Something similar happened vis-à-vis the United States. A staunch Atlanticist as well as a believer in the virtues of market economy, Commissioner Monti imposed from Brussels the respect of competition rules on such American corporate giants, as Microsoft, General Electric and Honeywell, hence earning the famous brand of Super-Mario (now occasionally extended to another Italian—Mario Draghi).

Prime Minister Monti, after setting Italian fiscal policy on the right course in compliance with the tight schedule and strict rulebook imposed by the creditor countries, is now in position to call for a more ambitious economic policy for the euro area, and for the entire Union, including also the full implementation of the internal market of goods and services, Monti’s favorite objective. The EU Council’s recent commitment on the issue of growth to complement fiscal rigor, reflects Monti’s influence.

Moreover, a policy course supporting the economic growth of the euro area is fully shared by Washington. As such, it could even appear in the common statement issued at the end of the meeting, along with the aforementioned “firewall” provision the EU should put in place to counter market instability in the euro area. This has been a sensitive issue in the United States, where it has been previously difficult to consider providing any financial support—either directly or indirectly via the IMF—for a troubled Europe, despite the fact that even China may be taking it into consideration. The results of the February 9 meeting will also be scrutinized for suggestions of possible U.S. participation in a financial backstop for the euro area.

The risk that Italy will not be able to refinance its debt is considered the make-or-break case for the eurozone. Italy is commonly considered too big to be saved even for those euro-partners that have stronger fiscal positions. Consequently, it is essential for the euro area as a whole that Italy manages to refinance its huge obligations in the next months. More specifically, between February and April, Italy will have to roll over 140bn euro of government bonds that are coming to maturity, almost half of the total for the full year. From this perspective one can easily understand Monti’s urgency for a stronger European “firewall” behind the debt of the euro area countries.
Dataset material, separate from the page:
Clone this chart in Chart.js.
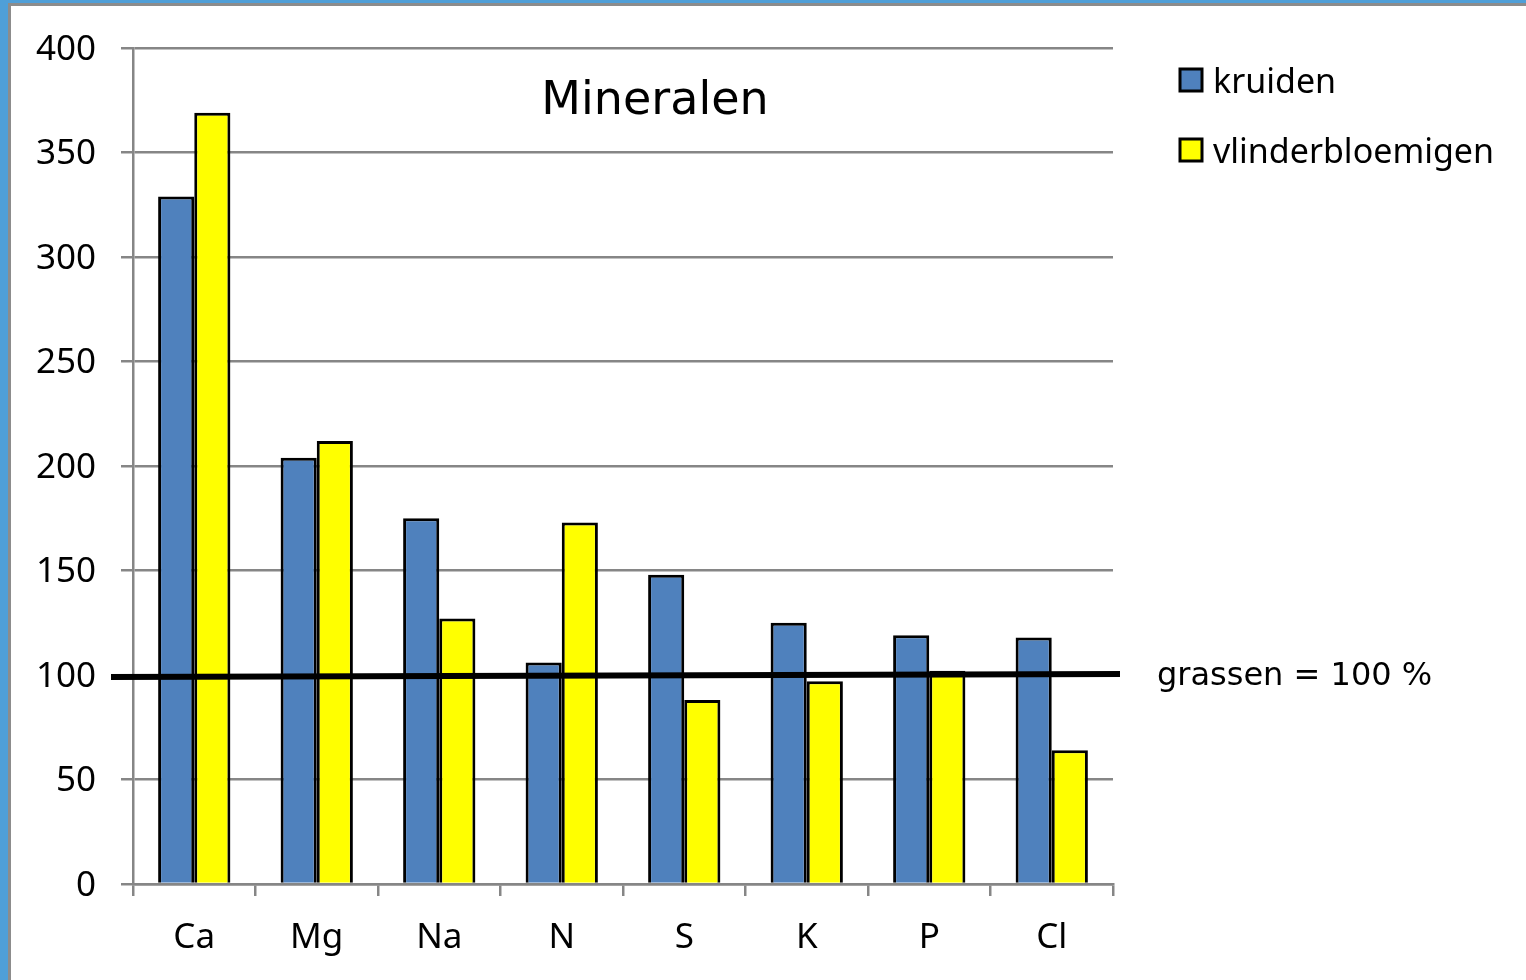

A stronger financial backstop, which would have to be topped off by Germany and the other surplus countries, would de facto provide the symmetrical argument for him to maintain parliament’s support at home and the necessary popular backing for the reforms that are modernizing the country.
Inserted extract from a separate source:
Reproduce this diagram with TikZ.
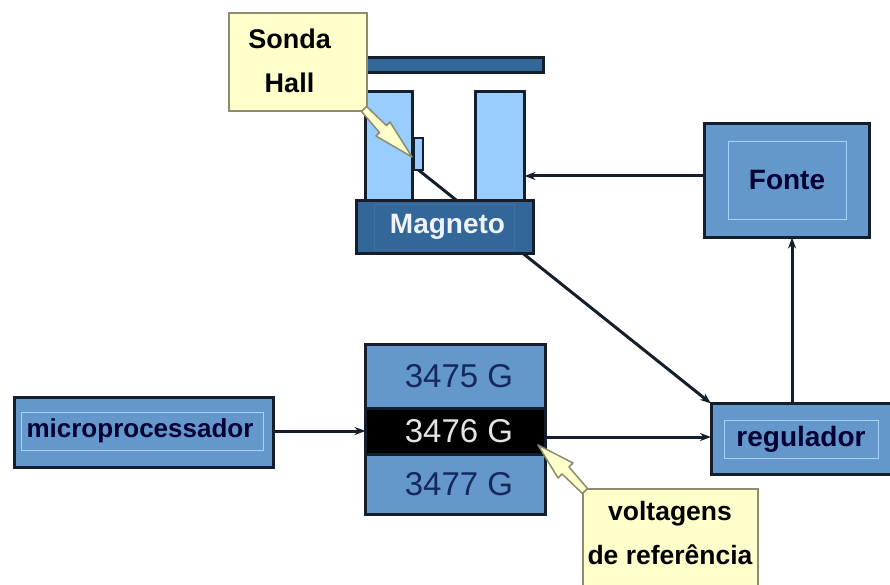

Mario Monti is branded a “tecnico” in Italy, meaning that he is not elected. The President of the Republic, Giorgio Napolitano, used his prerogative to make him a member of Parliament before appointing him as prime minister. However, the technical label remains, both domestically and internationally, often with an implicitly negative overtone. This reflects a recent peculiar development, at a time of spreading populism, to disparagingly downgrade as bureaucrats and technocrats certain effective policy makers who were once respectfully called “civil servants”—or in French, “commis de l’Etat”. It is conveniently forgotten by populists today that the European Community, now the Union, was a brainchild delivered by a technocrat named Jean Monnet.
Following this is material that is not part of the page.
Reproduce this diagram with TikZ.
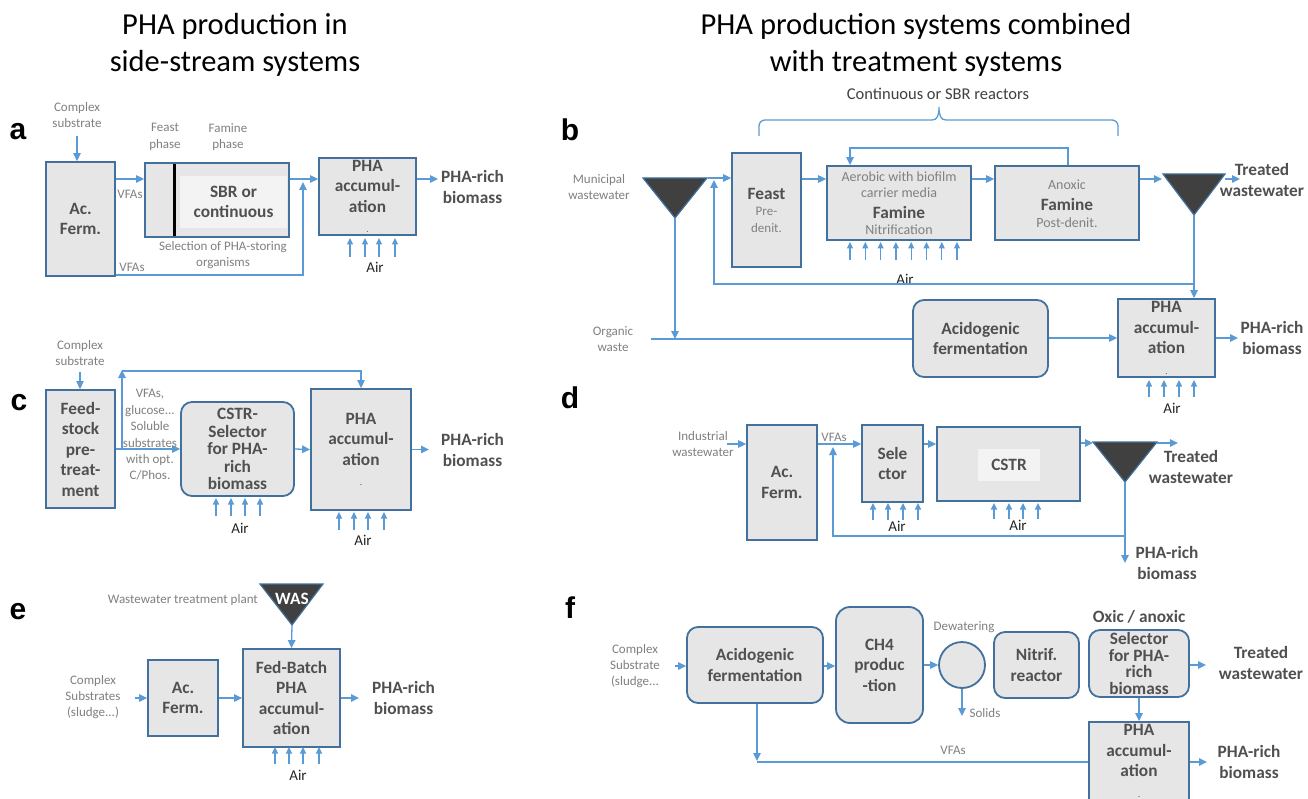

The talks between the economist and technocrat Italian PM and the U.S. President will not be confined to the current economic challenge for Europe and the West at large, however central it will be. Italy’s policies in its near neighborhood will be on the agenda as well, starting with the Balkans, but focusing on North Africa, where Italy’s restored role and the right combinations of bilateral channels and joint western approaches are needed to stem a failure of the Arab awakening. Such a failure may affect stability as well as jeopardize development and cross-cultural dialogue in the Mediterranean. Mario Monti, who will be accompanied by the former ambassador to the U.S. and now foreign minister, Giulio Terzi di Sant’Agata, will likely be in favor of reinforcing EU communitarian initiatives on the basin’s southern shores and in the Middle East at large, including Syria, rather than the intergovernmental French-inspired Union for the Mediterranean that failed to play a useful role following the uprisings of 2011.

Rome’s perspective, however, is bound to focus also on more distant geo-political areas such Russia and the Gulf, as a consequence of its acute interest for energy supplies. A greater transparency in these two sets of relations is desirable, along with a more integrated approach by the Europeans and a closer consultation across the Atlantic, ahead of possible crisis situations.

Finally, NATO. In the light of the uncertain outcome of its action in Afghanistan, where Italy is actively engaged, the organization may find itself in search not only of a strategy, whether “smart” or else, but also of a purpose, as was the case at the end of the cold war. The European-led operation in Libya, benefiting from a decisive Italian contribution more than it was perceived, was smaller and yet more successful and infinitely less costly than those in western Asia. Thus some lessons may possibly be drawn from it. The summit scheduled for next May in Chicago may provide an opportunity for an assessment and possibly for a reappraisal. Going back to the Monti government’s domestic standing, it is worth noting that the parties opposed to Monti in the Italian parliament also happen to be against the country’s participation in NATO missions and even against UN peace-keeping operations having an Italian contingent.

Mario Monti’s bilateral with Barack Obama on February 9 is the first such face-to-face meeting at the White House with an Italian top official since the May 2010 visit by the head of state Giorgio Napolitano. After the meeting, Napolitano went to Capitol Hill to address a bipartisan group of congressmen. His message at the time was that the euro was not about to crumble, as several American observers were predicting, and that Italy would do its homework to help prevent the collapse from happening. The remarks sounded rather optimistic to many. In effect this week the new Italian Prime Minister will be in Washington and New York to tell his American interlocutors that Italy’s homework is actually being done and that the euro, however shaken, will overcome the crisis.

A durable solution to the financial instability in the euro area, however, still remains to be found and depends on the success of the EU negotiations on the “firewall”.